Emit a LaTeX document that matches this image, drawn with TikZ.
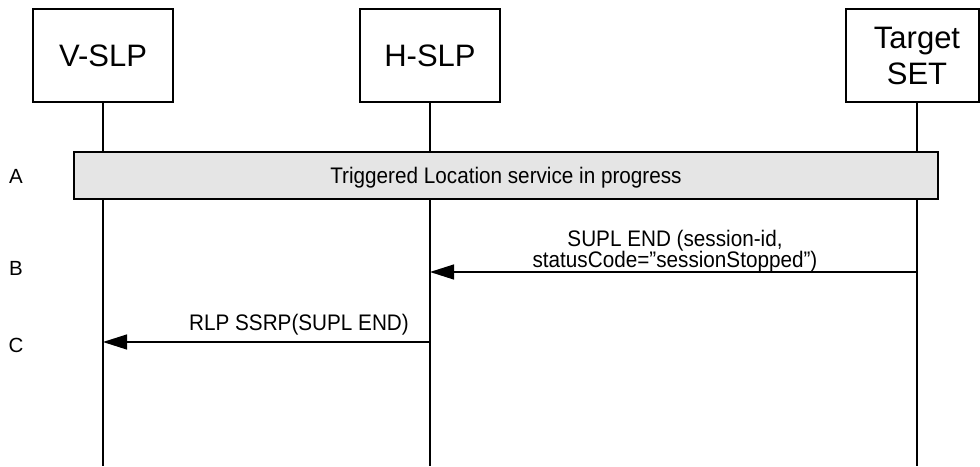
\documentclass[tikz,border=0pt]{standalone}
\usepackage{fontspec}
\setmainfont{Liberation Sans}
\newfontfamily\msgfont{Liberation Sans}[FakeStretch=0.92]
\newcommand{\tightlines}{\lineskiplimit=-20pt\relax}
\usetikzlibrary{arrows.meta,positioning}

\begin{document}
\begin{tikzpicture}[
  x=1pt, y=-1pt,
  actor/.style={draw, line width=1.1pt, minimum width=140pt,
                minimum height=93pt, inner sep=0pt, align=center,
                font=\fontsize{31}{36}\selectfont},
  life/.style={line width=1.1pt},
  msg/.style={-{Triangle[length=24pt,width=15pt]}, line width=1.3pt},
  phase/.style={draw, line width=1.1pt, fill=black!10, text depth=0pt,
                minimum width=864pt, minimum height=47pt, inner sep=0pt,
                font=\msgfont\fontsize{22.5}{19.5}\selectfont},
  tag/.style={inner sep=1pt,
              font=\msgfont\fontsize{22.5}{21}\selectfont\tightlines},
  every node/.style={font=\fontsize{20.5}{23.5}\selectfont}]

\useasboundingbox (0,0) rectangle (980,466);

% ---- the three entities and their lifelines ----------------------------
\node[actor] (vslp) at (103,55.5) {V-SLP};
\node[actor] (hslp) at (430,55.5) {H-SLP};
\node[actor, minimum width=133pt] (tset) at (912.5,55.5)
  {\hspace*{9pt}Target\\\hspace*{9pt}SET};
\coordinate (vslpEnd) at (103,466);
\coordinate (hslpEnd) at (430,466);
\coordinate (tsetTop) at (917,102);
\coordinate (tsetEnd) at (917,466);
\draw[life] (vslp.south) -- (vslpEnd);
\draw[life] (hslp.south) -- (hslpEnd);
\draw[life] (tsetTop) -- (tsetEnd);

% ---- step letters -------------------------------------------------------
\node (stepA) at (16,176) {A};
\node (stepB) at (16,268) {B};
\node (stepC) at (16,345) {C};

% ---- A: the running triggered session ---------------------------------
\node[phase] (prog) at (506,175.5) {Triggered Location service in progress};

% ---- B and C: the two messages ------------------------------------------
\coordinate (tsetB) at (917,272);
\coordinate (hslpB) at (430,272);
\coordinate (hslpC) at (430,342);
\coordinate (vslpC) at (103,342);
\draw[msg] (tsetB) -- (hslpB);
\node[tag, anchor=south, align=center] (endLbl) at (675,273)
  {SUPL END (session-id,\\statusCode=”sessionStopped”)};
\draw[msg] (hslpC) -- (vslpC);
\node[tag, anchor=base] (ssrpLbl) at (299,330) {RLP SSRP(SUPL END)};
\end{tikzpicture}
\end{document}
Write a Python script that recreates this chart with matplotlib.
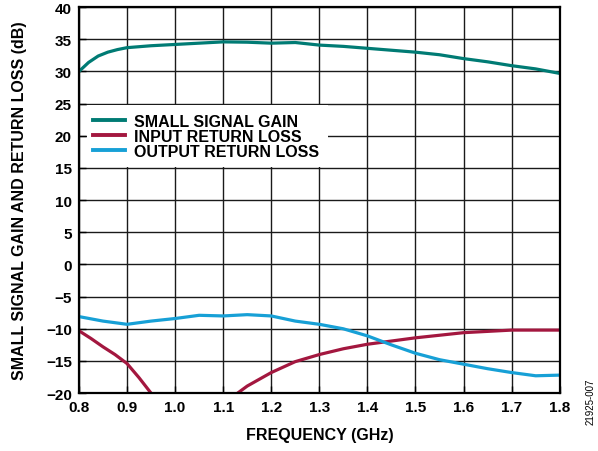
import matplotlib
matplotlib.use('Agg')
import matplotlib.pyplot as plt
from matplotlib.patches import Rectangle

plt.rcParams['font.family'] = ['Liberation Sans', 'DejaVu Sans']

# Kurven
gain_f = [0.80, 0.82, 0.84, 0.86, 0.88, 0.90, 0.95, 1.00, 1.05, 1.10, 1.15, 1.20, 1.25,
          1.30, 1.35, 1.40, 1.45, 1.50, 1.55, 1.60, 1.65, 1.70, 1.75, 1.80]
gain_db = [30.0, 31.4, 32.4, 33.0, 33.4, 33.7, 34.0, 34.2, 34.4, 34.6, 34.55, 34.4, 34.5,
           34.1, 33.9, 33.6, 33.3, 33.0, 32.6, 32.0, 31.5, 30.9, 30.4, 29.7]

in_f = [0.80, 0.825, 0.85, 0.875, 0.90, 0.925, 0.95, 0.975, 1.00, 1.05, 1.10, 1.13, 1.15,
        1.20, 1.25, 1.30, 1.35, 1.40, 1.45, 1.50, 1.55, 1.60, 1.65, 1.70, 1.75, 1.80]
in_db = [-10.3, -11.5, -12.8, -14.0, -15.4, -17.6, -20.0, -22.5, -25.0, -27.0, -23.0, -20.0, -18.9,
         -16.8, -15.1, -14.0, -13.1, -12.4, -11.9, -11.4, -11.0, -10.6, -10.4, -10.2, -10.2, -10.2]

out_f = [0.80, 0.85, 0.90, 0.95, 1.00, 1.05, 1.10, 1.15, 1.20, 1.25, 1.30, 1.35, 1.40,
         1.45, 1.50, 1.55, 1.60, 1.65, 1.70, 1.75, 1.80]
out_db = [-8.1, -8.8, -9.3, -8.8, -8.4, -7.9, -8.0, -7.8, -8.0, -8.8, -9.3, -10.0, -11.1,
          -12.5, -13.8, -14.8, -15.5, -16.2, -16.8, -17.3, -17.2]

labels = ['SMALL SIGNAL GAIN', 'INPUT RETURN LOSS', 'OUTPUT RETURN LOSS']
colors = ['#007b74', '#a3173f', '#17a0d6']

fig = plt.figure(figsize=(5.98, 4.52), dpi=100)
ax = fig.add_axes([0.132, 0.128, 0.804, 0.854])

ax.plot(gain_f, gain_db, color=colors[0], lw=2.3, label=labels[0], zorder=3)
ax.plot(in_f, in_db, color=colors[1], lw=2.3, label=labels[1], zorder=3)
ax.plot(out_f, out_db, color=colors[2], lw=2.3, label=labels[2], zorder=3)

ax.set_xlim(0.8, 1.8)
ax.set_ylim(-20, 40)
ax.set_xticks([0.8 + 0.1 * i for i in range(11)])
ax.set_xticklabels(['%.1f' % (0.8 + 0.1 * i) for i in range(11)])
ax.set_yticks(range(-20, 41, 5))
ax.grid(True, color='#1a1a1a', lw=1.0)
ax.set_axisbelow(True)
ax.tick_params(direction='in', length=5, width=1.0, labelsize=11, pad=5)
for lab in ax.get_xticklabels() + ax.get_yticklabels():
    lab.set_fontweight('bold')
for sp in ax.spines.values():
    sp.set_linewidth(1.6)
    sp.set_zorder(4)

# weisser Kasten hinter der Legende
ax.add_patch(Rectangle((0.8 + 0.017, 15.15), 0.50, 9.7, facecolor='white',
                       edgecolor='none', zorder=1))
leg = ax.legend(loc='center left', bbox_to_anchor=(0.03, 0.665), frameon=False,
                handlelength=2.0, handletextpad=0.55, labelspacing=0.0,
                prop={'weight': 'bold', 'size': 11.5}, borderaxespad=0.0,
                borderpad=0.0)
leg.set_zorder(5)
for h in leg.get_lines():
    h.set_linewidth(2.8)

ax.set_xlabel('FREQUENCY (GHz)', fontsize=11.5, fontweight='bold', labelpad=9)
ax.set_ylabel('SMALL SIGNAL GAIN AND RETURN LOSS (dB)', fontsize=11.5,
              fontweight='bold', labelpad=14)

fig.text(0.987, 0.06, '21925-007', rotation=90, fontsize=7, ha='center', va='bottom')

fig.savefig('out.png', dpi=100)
______
Directions for this task → Look above and copy only the lines from the one holding "Write a Python" to the one holding "30.9, 30.4, 29.7]", both included, exactly, minus the pictures.

Answer for this exercise →
Write a Python script that recreates this chart with matplotlib.
import matplotlib
matplotlib.use('Agg')
import matplotlib.pyplot as plt
from matplotlib.patches import Rectangle

plt.rcParams['font.family'] = ['Liberation Sans', 'DejaVu Sans']

# Kurven
gain_f = [0.80, 0.82, 0.84, 0.86, 0.88, 0.90, 0.95, 1.00, 1.05, 1.10, 1.15, 1.20, 1.25,
          1.30, 1.35, 1.40, 1.45, 1.50, 1.55, 1.60, 1.65, 1.70, 1.75, 1.80]
gain_db = [30.0, 31.4, 32.4, 33.0, 33.4, 33.7, 34.0, 34.2, 34.4, 34.6, 34.55, 34.4, 34.5,
           34.1, 33.9, 33.6, 33.3, 33.0, 32.6, 32.0, 31.5, 30.9, 30.4, 29.7]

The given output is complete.